ASMSU is MSU’s undergraduate student government.

Those possibilities include: continuing with the system the way it is now, completely revamping it, which would cost between $1 million and $2 million per year, outsourcing all mail to Google or Microsoft or having a forward-only method.

Davis said he is not telling the Student Assembly what to do or that anything is final — they are simply suggestions.

“We proposed the forward-only possibility to the assembly because we think it hits the right targets and solves all the problems students have,” Davis said. “It may not be the perfect solution, but when thinking about a number of variables, it hits those targets.”

Davis said it won’t cost the university “an arm and a leg.” Forwarding provides students a choice between many e-mail services.

Students would still have an MSU e-mail address, just no MSU-based mailbox, he said.

Twenty percent of students forward their mail to another provider, Davis said. Gift and Davis also mentioned that Google and Microsoft were the two companies that voiced interest in giving MSU “free services” if the university outsources to them.

Yet Davis said it’s not as simple as it sounds.

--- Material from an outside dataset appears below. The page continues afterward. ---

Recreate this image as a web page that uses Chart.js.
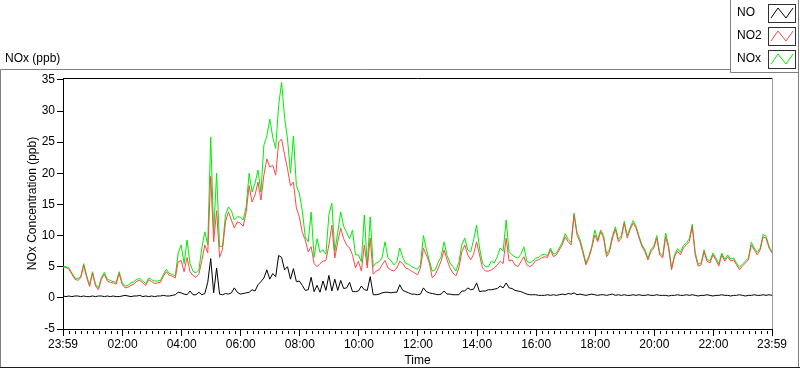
<!DOCTYPE html>
<html>
<head>
<meta charset="utf-8">
<title>NOx (ppb)</title>
<script src="https://cdn.jsdelivr.net/npm/chart.js@4.4.1/dist/chart.umd.min.js"></script>
<style>
  html, body { margin: 0; padding: 0; background: #fff; }
  canvas { display: block; }
</style>
</head>
<body>
<canvas id="noxChart" width="800" height="369"></canvas>
<script>
// readings every 6 minutes, first one at 23:59 of the day before
const startMinute = -1;
const stepMinutes = 6;

const no = [
  0.3, 0.2, 0.3, 0.2, 0.3, 0.3, 0.2, 0.3, 0.2, 0.2,
  0.3, 0.2, 0.3, 0.3, 0.2, 0.3, 0.2, 0.3, 0.2, 0.2,
  0.3, 0.4, 0.3, 0.2, 0.3, 0.3, 0.4, 0.2, 0.3, 0.2,
  0.3, 0.2, 0.3, 0.3, 0.4, 0.3, 0.3, 0.4, 0.5, 0.9,
  0.8, 0.6, 0.5, 1.1, 0.5, 0.5, 0.9, 0.5, 0.7, 2.5,
  6.3, 0.8, 4.8, 0.6, 0.5, 0.7, 0.6, 0.8, 1.6, 0.9,
  0.6, 0.7, 0.8, 0.9, 1.3, 1.1, 2.1, 2.6, 3.2, 4.5,
  3.0, 3.9, 3.4, 6.8, 6.5, 4.5, 5.0, 3.0, 4.7, 2.6,
  2.7, 2.0, 1.2, 1.3, 3.3, 1.0, 2.0, 0.9, 2.7, 1.2,
  3.6, 1.1, 3.0, 1.2, 2.8, 1.5, 1.6, 2.5, 1.0, 1.0,
  1.1, 1.9, 1.3, 1.2, 3.4, 0.5, 0.5, 0.6, 0.8, 0.9,
  0.9, 0.8, 0.9, 0.9, 2.1, 1.2, 1.0, 0.8, 0.6, 0.6,
  0.5, 0.6, 1.6, 1.0, 0.8, 0.7, 0.6, 0.5, 0.6, 1.1,
  0.6, 0.6, 0.5, 0.5, 0.5, 1.1, 1.1, 1.6, 1.3, 1.4,
  2.4, 1.0, 1.1, 1.1, 1.3, 1.3, 1.4, 1.5, 1.9, 1.6,
  2.4, 1.6, 1.5, 1.2, 1.1, 1.0, 0.8, 0.6, 0.5, 0.5,
  0.5, 0.4, 0.4, 0.4, 0.5, 0.4, 0.5, 0.4, 0.5, 0.6,
  0.5, 0.7, 0.6, 0.8, 0.5, 0.6, 0.5, 0.4, 0.5, 0.6,
  0.5, 0.4, 0.5, 0.5, 0.4, 0.5, 0.6, 0.4, 0.5, 0.4,
  0.5, 0.4, 0.4, 0.5, 0.4, 0.5, 0.4, 0.4, 0.5, 0.4,
  0.4, 0.5, 0.4, 0.4, 0.4, 0.3, 0.4, 0.4, 0.5, 0.4,
  0.4, 0.5, 0.4, 0.5, 0.4, 0.3, 0.4, 0.4, 0.5, 0.4,
  0.3, 0.4, 0.4, 0.5, 0.4, 0.4, 0.3, 0.4, 0.4, 0.5,
  0.4, 0.3, 0.4, 0.4, 0.5, 0.4, 0.4, 0.5, 0.4, 0.5,
  0.4
];

const no2 = [
  4.8, 4.9, 4.6, 3.8, 3.0, 2.8, 3.2, 5.2, 3.3, 1.8,
  4.0, 1.9, 1.3, 3.0, 3.8, 2.7, 2.5, 2.4, 2.2, 3.9,
  2.2, 1.6, 1.7, 2.0, 2.2, 2.7, 2.8, 2.4, 2.0, 2.9,
  2.6, 2.3, 2.4, 2.5, 3.5, 4.2, 3.6, 3.5, 3.2, 5.8,
  6.0, 4.2, 6.5, 4.2, 3.6, 3.3, 3.8, 6.0, 8.5, 7.2,
  19.5, 9.0, 14.0, 6.5, 7.8, 12.2, 13.8, 12.5, 11.2, 12.2,
  12.0, 11.5, 13.8, 18.0, 15.4, 16.5, 18.6, 15.7, 19.7, 22.3,
  21.0, 21.3, 19.7, 25.0, 25.5, 23.0, 20.7, 18.0, 18.6, 14.4,
  13.0, 10.5, 9.3, 7.4, 8.2, 5.5, 5.0, 5.5, 5.9, 6.0,
  8.5, 11.7, 6.4, 9.0, 11.2, 9.5, 8.5, 8.0, 6.9, 4.8,
  5.9, 4.3, 8.5, 4.8, 9.6, 3.8, 4.3, 4.5, 5.3, 6.0,
  4.8, 4.5, 4.3, 4.8, 5.9, 5.5, 4.8, 4.6, 4.3, 4.0,
  3.7, 4.8, 8.0, 6.9, 5.6, 3.2, 3.7, 4.8, 5.9, 7.7,
  6.1, 4.8, 4.0, 3.5, 4.8, 7.4, 8.5, 6.9, 6.1, 7.0,
  9.0, 6.9, 4.8, 4.3, 4.3, 4.5, 4.8, 5.3, 5.9, 5.5,
  9.6, 5.9, 6.1, 5.3, 5.0, 5.8, 6.6, 5.3, 5.0, 5.3,
  6.0, 6.1, 6.4, 6.6, 6.5, 7.7, 6.6, 6.9, 7.7, 8.5,
  9.8, 9.0, 8.5, 13.3, 10.1, 9.0, 7.2, 5.3, 6.4, 8.0,
  10.1, 9.0, 10.6, 9.6, 6.6, 7.4, 9.6, 11.0, 9.0, 9.6,
  12.0, 9.6, 11.0, 12.0, 11.2, 9.6, 8.2, 7.4, 6.1, 7.4,
  8.0, 9.6, 6.9, 6.4, 9.8, 8.0, 4.5, 6.6, 7.5, 6.9,
  8.0, 8.5, 9.0, 11.5, 6.9, 5.1, 5.3, 7.4, 5.9, 5.6,
  6.9, 6.1, 5.1, 6.9, 5.9, 6.6, 5.9, 6.1, 5.3, 4.5,
  5.1, 5.6, 6.1, 8.5, 7.7, 6.9, 7.7, 9.8, 9.6, 8.0,
  7.2
];

const nox = [
  5.0, 5.0, 4.8, 4.0, 3.2, 3.1, 3.4, 5.5, 3.6, 2.1,
  4.2, 2.2, 1.6, 3.3, 4.1, 3.0, 2.8, 2.6, 2.5, 4.2,
  2.5, 1.9, 2.0, 2.4, 2.6, 3.0, 3.1, 2.7, 2.3, 3.2,
  2.9, 2.7, 2.7, 2.8, 3.8, 4.6, 3.9, 3.8, 3.5, 7.2,
  8.5, 5.5, 9.3, 5.5, 4.3, 4.0, 4.5, 8.0, 10.6, 8.5,
  25.8, 10.5, 20.0, 8.2, 8.3, 13.3, 14.6, 14.0, 12.5, 13.0,
  13.0, 12.5, 14.6, 20.0, 17.0, 18.4, 20.5, 17.0, 24.5, 26.0,
  28.7, 25.8, 24.0, 30.9, 34.6, 29.0, 25.5, 20.0, 26.0, 18.0,
  16.8, 14.0, 9.8, 9.0, 13.8, 6.5, 9.5, 7.3, 7.7, 7.0,
  13.3, 15.2, 7.5, 10.5, 13.8, 11.5, 10.5, 9.5, 10.9, 6.9,
  6.9, 5.8, 13.3, 5.3, 13.0, 5.0, 5.6, 5.8, 6.4, 9.0,
  6.4, 6.0, 5.3, 5.8, 8.0, 6.5, 5.5, 5.4, 5.0, 4.8,
  4.6, 5.3, 10.0, 7.8, 6.0, 4.3, 4.5, 5.7, 6.6, 9.0,
  6.8, 5.6, 5.0, 4.3, 5.7, 8.5, 9.6, 7.7, 7.4, 9.3,
  11.7, 8.0, 5.6, 5.0, 5.0, 5.9, 5.6, 6.6, 8.0, 7.5,
  12.5, 7.4, 6.9, 6.6, 6.4, 7.0, 8.2, 5.9, 5.6, 5.9,
  6.4, 6.5, 6.9, 7.0, 6.8, 8.0, 7.0, 7.2, 8.0, 8.9,
  10.3, 9.4, 8.9, 13.6, 10.5, 9.4, 7.6, 5.6, 6.7, 8.3,
  10.9, 9.3, 10.9, 10.0, 7.0, 7.8, 10.0, 11.4, 9.4, 10.0,
  12.3, 10.0, 11.3, 12.4, 11.5, 9.9, 8.5, 7.7, 6.4, 7.7,
  8.3, 10.0, 7.2, 6.7, 10.4, 8.4, 4.8, 6.9, 7.9, 7.3,
  8.4, 8.8, 9.5, 11.8, 7.3, 5.4, 5.6, 7.7, 6.2, 5.9,
  7.2, 6.4, 5.5, 7.2, 6.2, 6.9, 6.2, 6.4, 5.6, 4.9,
  5.4, 5.9, 6.4, 8.9, 8.0, 7.3, 8.0, 10.2, 9.9, 8.3,
  7.4
];

const xTickMinutes = [-1, 120, 240, 360, 480, 600, 720, 840, 960, 1080, 1200, 1320, 1439];
const xTickLabels = ['23:59', '02:00', '04:00', '06:00', '08:00', '10:00', '12:00',
                     '14:00', '16:00', '18:00', '20:00', '22:00', '23:59'];
const yTicks = [-5, 0, 5, 10, 15, 20, 25, 30, 35];

const seriesNames = ['NO', 'NO2', 'NOx'];
const seriesColors = ['#000000', '#ff4848', '#00ee00'];

const FONT = '"Liberation Sans", Arial, sans-serif';
Chart.defaults.font.family = FONT;
Chart.defaults.font.size = 12;
Chart.defaults.color = '#000';

function points(values) {
  return values.map((v, i) => ({ x: startMinute + i * stepMinutes, y: v }));
}

// frame, plot border, minor ticks, legend box
const panelPlugin = {
  id: 'panel',
  beforeDraw(chart) {
    const ctx = chart.ctx;
    ctx.save();
    ctx.fillStyle = '#fff';
    ctx.fillRect(0, 0, chart.width, chart.height);
    ctx.lineWidth = 1;
    ctx.strokeStyle = '#808080';
    ctx.beginPath();
    ctx.moveTo(0.5, 368);
    ctx.lineTo(0.5, 69.5);
    ctx.lineTo(730, 69.5);
    ctx.moveTo(798.5, 72);
    ctx.lineTo(798.5, 368);
    ctx.stroke();
    ctx.strokeStyle = '#202020';
    ctx.beginPath();
    ctx.moveTo(0, 367.5);
    ctx.lineTo(800, 367.5);
    ctx.stroke();
    ctx.restore();
  },
  afterDraw(chart) {
    const ctx = chart.ctx;
    const a = chart.chartArea;
    const xs = chart.scales.x;
    ctx.save();
    ctx.lineWidth = 1;

    // plot border top (black) and right (grey)
    ctx.strokeStyle = '#000';
    ctx.beginPath();
    ctx.moveTo(a.left, a.top + 0.5);
    ctx.lineTo(a.right, a.top + 0.5);
    ctx.stroke();
    ctx.strokeStyle = '#9a9a9a';
    ctx.beginPath();
    ctx.moveTo(a.right + 0.5, a.top);
    ctx.lineTo(a.right + 0.5, a.bottom);
    ctx.stroke();

    // minor ticks every 12 minutes
    ctx.strokeStyle = '#000';
    ctx.beginPath();
    for (let m = 12; m < 1439; m += 12) {
      if (m % 120 === 0) continue;
      const px = Math.round(xs.getPixelForValue(m)) + 0.5;
      ctx.moveTo(px, a.bottom + 2);
      ctx.lineTo(px, a.bottom + 5);
    }
    ctx.stroke();

    // panel caption
    ctx.font = '12px ' + FONT;
    ctx.fillStyle = '#000';
    ctx.textBaseline = 'middle';
    ctx.textAlign = 'left';
    ctx.fillText('NOx (ppb)', 5, 59);

    // legend box
    ctx.fillStyle = '#fff';
    ctx.fillRect(730, 0, 70, 72);
    ctx.strokeStyle = '#808080';
    ctx.beginPath();
    ctx.moveTo(730.5, 0);
    ctx.lineTo(730.5, 72.5);
    ctx.lineTo(799, 72.5);
    ctx.moveTo(798.5, 0);
    ctx.lineTo(798.5, 72);
    ctx.stroke();
    seriesNames.forEach((name, i) => {
      const cy = 13 + i * 23;
      ctx.fillStyle = '#000';
      ctx.fillText(name, 737, cy);
      const bx = 768, by = cy - 9, bw = 27, bh = 18;
      ctx.strokeStyle = '#303030';
      ctx.strokeRect(bx + 0.5, by + 0.5, bw, bh);
      ctx.strokeStyle = seriesColors[i];
      ctx.beginPath();
      ctx.moveTo(bx + 3, by + bh - 4);
      ctx.lineTo(bx + 10, by + 4);
      ctx.lineTo(bx + 18, by + bh - 4);
      ctx.lineTo(bx + 25, by + 4);
      ctx.stroke();
    });
    ctx.restore();
  }
};

const datasets = [no, no2, nox].map((values, i) => ({
  label: seriesNames[i],
  data: points(values),
  borderColor: seriesColors[i],
  backgroundColor: seriesColors[i],
  borderWidth: 1,
  pointRadius: 0,
  tension: 0,
  fill: false
}));

const myChart = new Chart(document.getElementById('noxChart'), {
  type: 'line',
  data: { datasets: datasets },
  options: {
    responsive: false,
    animation: false,
    devicePixelRatio: 1,
    layout: { padding: { left: 0, top: 78, right: 28, bottom: 0 } },
    plugins: {
      legend: { display: false },
      tooltip: { enabled: false }
    },
    scales: {
      x: {
        type: 'linear',
        min: -1,
        max: 1439,
        afterFit: (s) => { s.height = 40; },
        afterBuildTicks: (s) => { s.ticks = xTickMinutes.map(v => ({ value: v })); },
        grid: { drawOnChartArea: false, drawTicks: true, tickLength: 7, tickColor: '#000' },
        border: { display: true, color: '#000', width: 1 },
        ticks: {
          autoSkip: false,
          maxRotation: 0,
          padding: 1,
          color: '#000',
          callback: (value, index) => xTickLabels[index]
        },
        title: { display: true, text: 'Time', color: '#000', padding: { top: 0, bottom: 1 } }
      },
      y: {
        min: -5,
        max: 35.3,
        afterFit: (s) => { s.width = 63; },
        afterBuildTicks: (s) => { s.ticks = yTicks.map(v => ({ value: v })); },
        grid: { drawOnChartArea: false, drawTicks: true, tickLength: 6, tickColor: '#000' },
        border: { display: true, color: '#000', width: 1 },
        ticks: { padding: 2, color: '#000', callback: (value) => String(value) },
        title: { display: true, text: 'NOx Concentration (ppb)', color: '#000', padding: { top: 25, bottom: 0 } }
      }
    }
  },
  plugins: [panelPlugin]
});
</script>
</body>
</html>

“It locks students in,” he said. “They want to get (students) to use their products as students. But after leaving MSU, they can throw banner (advertisements) at you. They want you using their network.”

Northwestern University recently outsourced to Google’s mail system, Gmail — a transition that Northwestern no preference sophomore Elyse Schwartz said was a great decision.

“It’s not hard to do,” she said. “We have more options than the old system. If I accidentally deleted something, there was no way of getting it back.”

Currently, about 3 million e-mails are processed within Webmail every day.

There are 165,000 MSU e-mail accounts and 20 percent of them have SPAM-blocking preference on.

But Osman Elfaki, vice chairperson for student programming, said he would be disappointed if mail.msu.edu was phased out.

“It would be nicer to upgrade our current system so students could maintain what they already have,” he said. “We are a big university and a Big Ten school … We have the resources. It might be costly, but we should be keeping up with it.”